Libertarianism without inequality
- Author: Michael Otsuka
- Language: English
- Subject: Libertarianism
- Publisher: Oxford University Press
- Publication date: 3 July 2003
- Publication place: United Kingdom
- Pages: 168
- ISBN: 978-0-19-924395-2

= Libertarianism Without Inequality =

2003 book by Michael Otsuka

Libertarianism Without Inequality is a book written in 2003 by Michael Otsuka, and published by Oxford University Press.

==Synopsis==
The book is written in three parts with part one being dedicated to self-ownership and "world ownership." Part two dwells on the rights of self-defense and the right to punish those who transgress against the natural rights of others.
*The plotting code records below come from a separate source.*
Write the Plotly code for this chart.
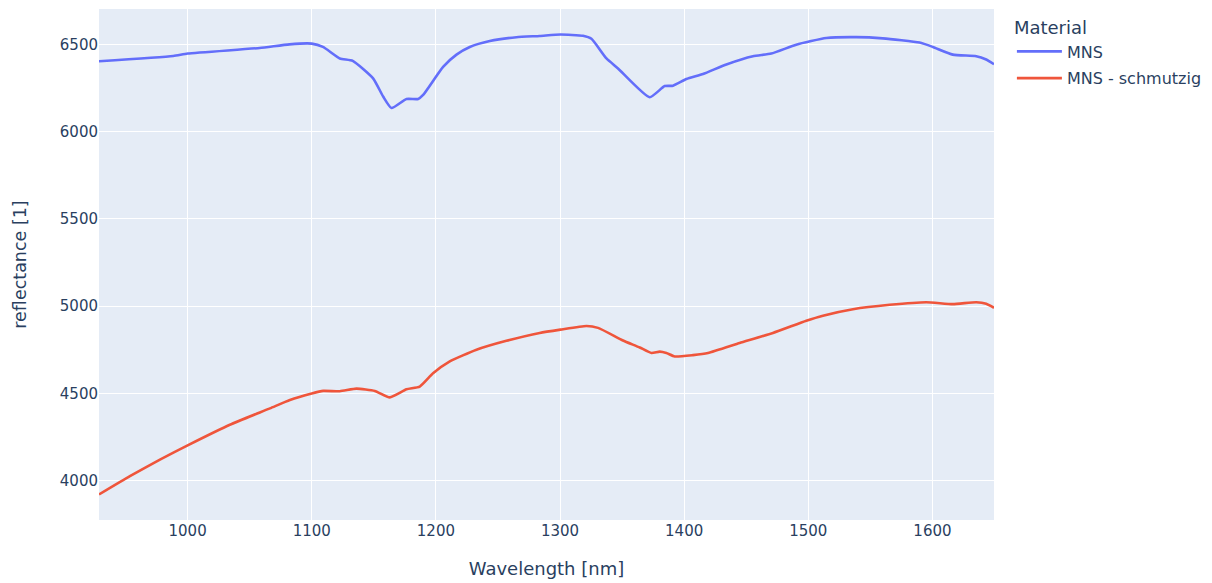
import plotly.graph_objects as go

# MNS (clean)
mns_wl = [928.6, 988.4, 1000, 1058, 1082, 1100, 1109, 1122.6, 1133, 1149.4, 1157.5, 1164.2,
          1176.3, 1185.7, 1189.7, 1205.8, 1216.6, 1227.3, 1243.4, 1264.9, 1283.6, 1300.3,
          1318.5, 1325.3, 1337.4, 1346.7, 1372.2, 1384.3, 1391, 1401.8, 1415.2, 1434,
          1455.4, 1470.2, 1490.3, 1514.5, 1538.6, 1560, 1589.6, 1600.3, 1616.4, 1635.3,
          1643.3, 1649.6]
mns_val = [6403, 6433, 6447, 6479, 6500, 6504, 6485, 6419, 6405, 6305, 6201, 6135,
           6187, 6187, 6210, 6371, 6441, 6485, 6519, 6541, 6548, 6556,
           6549, 6532, 6419, 6362, 6197, 6261, 6263, 6301, 6330, 6385,
           6432, 6447, 6498, 6536, 6541, 6534, 6510, 6485, 6441, 6432,
           6413, 6386]

# MNS - schmutzig (dirty)
dirty_wl = [928.6, 953.5, 977.7, 1000, 1034, 1066.3, 1082.4, 1100, 1109.2, 1122.6, 1136,
            1150.8, 1162.9, 1176.3, 1187, 1197.7, 1211.2, 1232.7, 1256.8, 1283.6, 1300.3,
            1321.3, 1330.6, 1350.7, 1364.2, 1373.6, 1380.3, 1385.7, 1392.4, 1407.1, 1419.2,
            1444.7, 1471.5, 1498.4, 1511.8, 1536, 1565.5, 1595, 1616.4, 1635.3, 1643.3, 1649.6]
dirty_val = [3922, 4027, 4122, 4203, 4321, 4415, 4463, 4500, 4515, 4513, 4528,
             4515, 4478, 4524, 4540, 4616, 4684, 4751, 4802, 4847, 4866,
             4887, 4876, 4804, 4764, 4732, 4740, 4732, 4712, 4720, 4732,
             4789, 4847, 4917, 4946, 4983, 5008, 5023, 5012, 5023, 5014, 4991]

FONT = "DejaVu Sans, Verdana, sans-serif"

fig = go.Figure()
fig.add_trace(go.Scatter(x=mns_wl, y=mns_val, mode="lines", name="MNS", legendgroup="a",
                         line=dict(color="#636efa", width=2.6, shape="spline", smoothing=0.5)))
fig.add_trace(go.Scatter(x=dirty_wl, y=dirty_val, mode="lines", name="MNS - schmutzig",
                         legendgroup="b",
                         line=dict(color="#EF553B", width=2.6, shape="spline", smoothing=0.5)))

fig.update_layout(
    template="plotly",
    width=1212, height=583,
    margin=dict(l=91, r=226, t=1, b=71),
    font=dict(family=FONT, size=15, color="#2a3f5f"),
    legend=dict(title=dict(text="Material", font=dict(size=18)), font=dict(size=16),
                itemwidth=45, tracegroupgap=3, y=0.996),
    xaxis=dict(title=dict(text="Wavelength [nm]", font=dict(size=18), standoff=23),
               gridwidth=1.3),
    yaxis=dict(title=dict(text="reflectance [1]", font=dict(size=17.5), standoff=28),
               gridwidth=1.3),
)

fig.write_html("out.html")
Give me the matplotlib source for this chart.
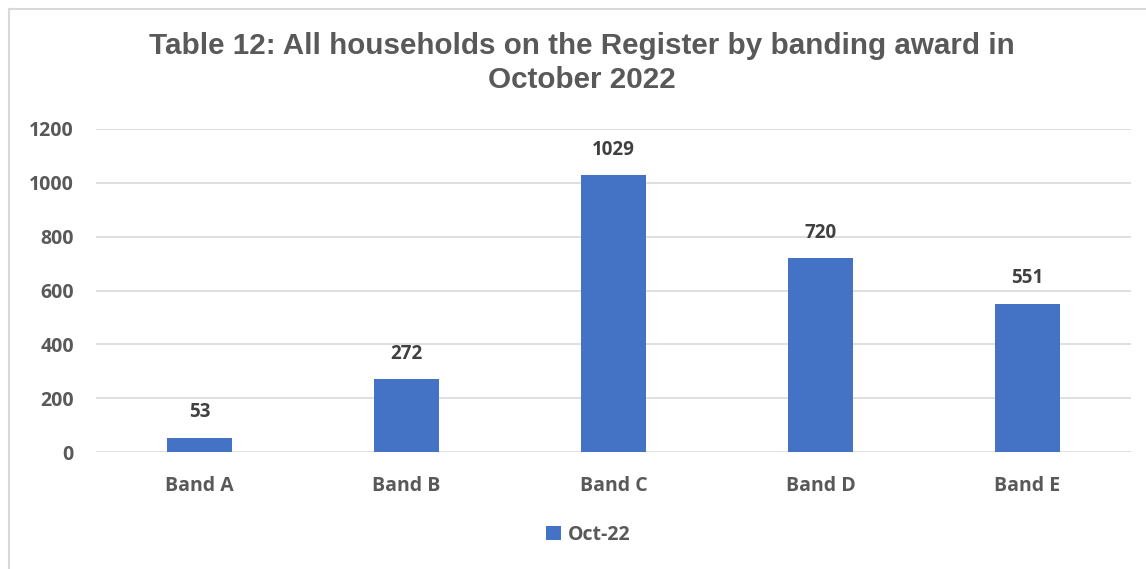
import matplotlib.pyplot as plt
from matplotlib.lines import Line2D

# Households on the register by banding award, October 2022
bands = ['Band A', 'Band B', 'Band C', 'Band D', 'Band E']
households = [53, 272, 1029, 720, 551]
series_name = 'Oct-22'
y_ticks = [0, 200, 400, 600, 800, 1000, 1200]

bar_color = '#4472C4'
text_grey = '#595959'
label_grey = '#404040'
grid_grey = '#D9D9D9'
body_font = ['Open Sans', 'DejaVu Sans']

fig = plt.figure(figsize=(11.46, 5.69), dpi=100)
ax = fig.add_axes([96 / 1146, 1 - 452 / 569, 1035 / 1146, 323 / 569])

x = range(len(bands))
bars = ax.bar(x, households, width=0.315, color=bar_color, label=series_name, zorder=3)

for rect, v in zip(bars, households):
    ax.annotate(str(v), (rect.get_x() + rect.get_width() / 2, v),
                xytext=(0, 11), textcoords='offset points', ha='center', va='bottom',
                fontsize=13.5, fontweight='bold', color=label_grey, family=body_font)

ax.set_xlim(-0.5, len(bands) - 0.5)
ax.set_ylim(0, 1200)
ax.set_yticks(y_ticks)
ax.set_xticks(list(x))
ax.set_xticklabels(bands)
ax.yaxis.grid(True, color=grid_grey, linewidth=1.2, zorder=0)
for s in ax.spines.values():
    s.set_visible(False)
ax.tick_params(length=0, labelsize=14, labelcolor=text_grey)
ax.tick_params(axis='y', pad=16)
ax.tick_params(axis='x', pad=17)
for lab in ax.get_xticklabels() + ax.get_yticklabels():
    lab.set_fontweight('bold')
    lab.set_family(body_font)

fig.text(582 / 1146, 1 - 63 / 569, 'Table 12: All households on the Register by banding award in\nOctober 2022',
         ha='center', va='center', fontsize=21.3, fontweight='bold', color=text_grey,
         family='Liberation Sans', linespacing=1.25)

leg = fig.legend(loc='center', bbox_to_anchor=(588 / 1146, 1 - 535 / 569), frameon=False,
                 handlelength=0.75, handleheight=0.75, handletextpad=0.35,
                 prop={'family': body_font, 'weight': 'bold', 'size': 14})
for t in leg.get_texts():
    t.set_color(text_grey)

# chart frame, cut off at the right and bottom edges
fy = 1 - 8.5 / 569
fx = 8.5 / 1146
fig.add_artist(Line2D([fx, 1.0], [fy, fy], transform=fig.transFigure, color=grid_grey, linewidth=1.5))
fig.add_artist(Line2D([fx, fx], [0.0, fy], transform=fig.transFigure, color=grid_grey, linewidth=1.5))

fig.savefig('out.png', dpi=100)
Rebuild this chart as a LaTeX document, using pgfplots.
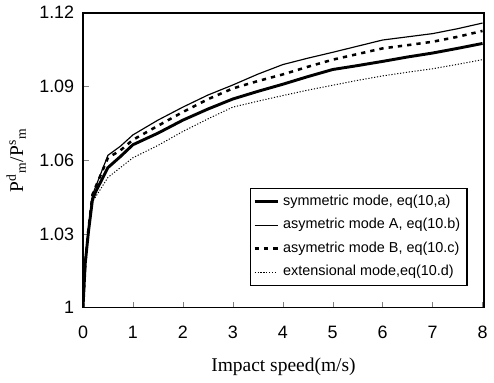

Part three deals with the political aspects and other types of libertarianism.

==Reception==
Ian Carter has said, "In this important contribution to rights theory, the deontology of punishment, and the problem of political obligation, Michael Otsuka argues against the belief, prevalent on both the left and the right of the political spectrum, that the fundamental principles of libertarianism conflict with the ideal of economic equality. This allows him to defend “libertarianism without inequality” – a radical and provocative normative construction that is both more egalitarian and more libertarian than mainstream (left-of-centre) liberal egalitarianism."

Rothbardian intellectual historian David Gordon has said, "Michael Otsuka endeavors to combine two fundamental principles of political philosophy, usually considered polar opposites. In my view, his ingenious attempt does not succeed; but his failure has much to teach us." Timothy Hinton has said the book is a notable contribution to political philosophy.